A weekly round-up of my favorite preservation related stories from around the web and in the news. Click on the title of each story to jump through to the original article/blog post.
NYC Micro Apartment Design Winner – Yahoo News
“Seeking to ease New York City’s legendary housing crunch, Mayor Michael Bloomberg today announced the winner of the city’s micro-unit apartment design competition, aimed at fostering an innovative use of limited space. All of the units will have 10-foot-high ceilings, Juliet balconies (which don’t project from the building), big windows and ample storage, according to Bloomberg. The New York Times writes that ‘if the rendering is any indication,” the micro-units “manage to feel roomy and inviting.'” I would love to see how this idea could be applied to historic buildings. Could an old hotel or YMCA become a micro-unit apartment building? What about a warehouse? What other historical buildings can you think of that would lend themselves to this use?
Pioneer Girl Project – TAG Historical Research & Consulting
“Laura Ingalls Wilder is one of the great American storytellers. Millions of people in the United States and beyond have read her “Little House” books. Beloved by many, her writing has stood the test of time. But her own words about her own life—her autobiography—have been hidden in repositories and archives, accessible only to those who know . . . until now.” The Pioneer Girl Project documents the process as the South Dakota State Historical Society Press moves towards the publication of LIW’s previously unpublished autobiography, The Pioneer Girl, in the spring of 2013. On this website you will find interviews, blogs, videos, pictures, photographs, discussions, documents, excerpts, and much more. The purpose is to document the project and keep you informed as they work towards the goal of an annotated autobiography of Laura Ingalls Wilder. As a reader of LIW as a child, I’m pretty excited about this project!

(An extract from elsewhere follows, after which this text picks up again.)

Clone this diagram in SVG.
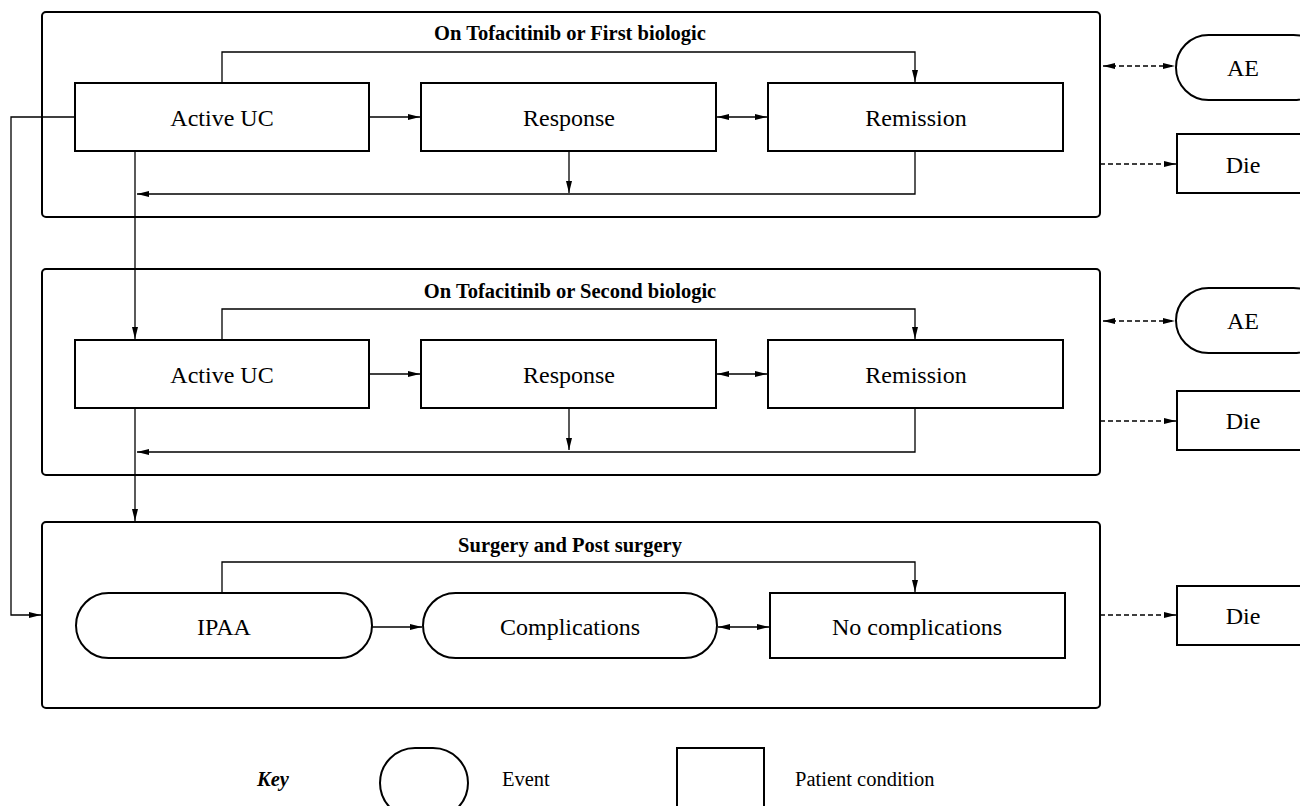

125 Years of National Geographic – The Big Picture
“On January 13, 2013, the National Geographic Society will celebrate its 125th anniversary and its evolution from a small scientific body to one of the world’s largest educational and scientific organizations committed to inspiring people to care about the planet. The Society has shared some images that represent those moments of discovery and will continue in its 126th year, to provide a front-row seat to what’s happening at the extremes of exploration – bringing everyone along for the ride through its storytelling and photography.” Click through to see some of the incredible images and the people who captured them!
The Inauguration and Historic Buildings – PreservationNation
“Throughout the weekend of the inauguration of a president, Washington’s historic buildings reminded the country that we have often disagreed and even fought as a nation. However, these buildings also speak to the fact that we have come together more often than not to focus on the ideals that make us Americans.”
The Queens Movie Theater You Will Not Believe – Scouting New York
The former Loew’s Valencia Movie Palace was built in the late 1920s as one of five “Wonder Theaters” in New York. It was donated to the Tabernacle of Prayer Church in the mid-70s. The church has immaculately cared for the building since that time. Reverend Johnnie Washington said of the building in 1977, “It has a beauty, an atmosphere that makes you feel you are at someplace sacred.” Only minor changes have been made to the building by the church – some nude statues were given robes and wings (angels!), the display cases that once held movie advertisements now have religious messages, and a few crosses have been added. Jump through to check out more photos and info about this fabulous building and interior!
Is Your Home of the Historic Cusp? – The Craftsman
“I have a lot of friends and clients whose homes fall into something I like to call the Historical Cusp. They don’t live in a house of any particular historical significance, and it’s not quite old enough to have been built by hand with non-standardized materials. But it still maintains some of the characteristics I love so much about historic homes.
Most of these homes were built from about 1945-1960 and they represent a large portion of our housing stock in America. They aren’t the famous Craftsman Bungalows of the 1920s or the grandiose painted-lady Queen Annes, but they are just as important. These homes mark a very distinct time in our history.” I love the term “historical cusp”! Cusp homes are definitely some of my favorites. What do you all think?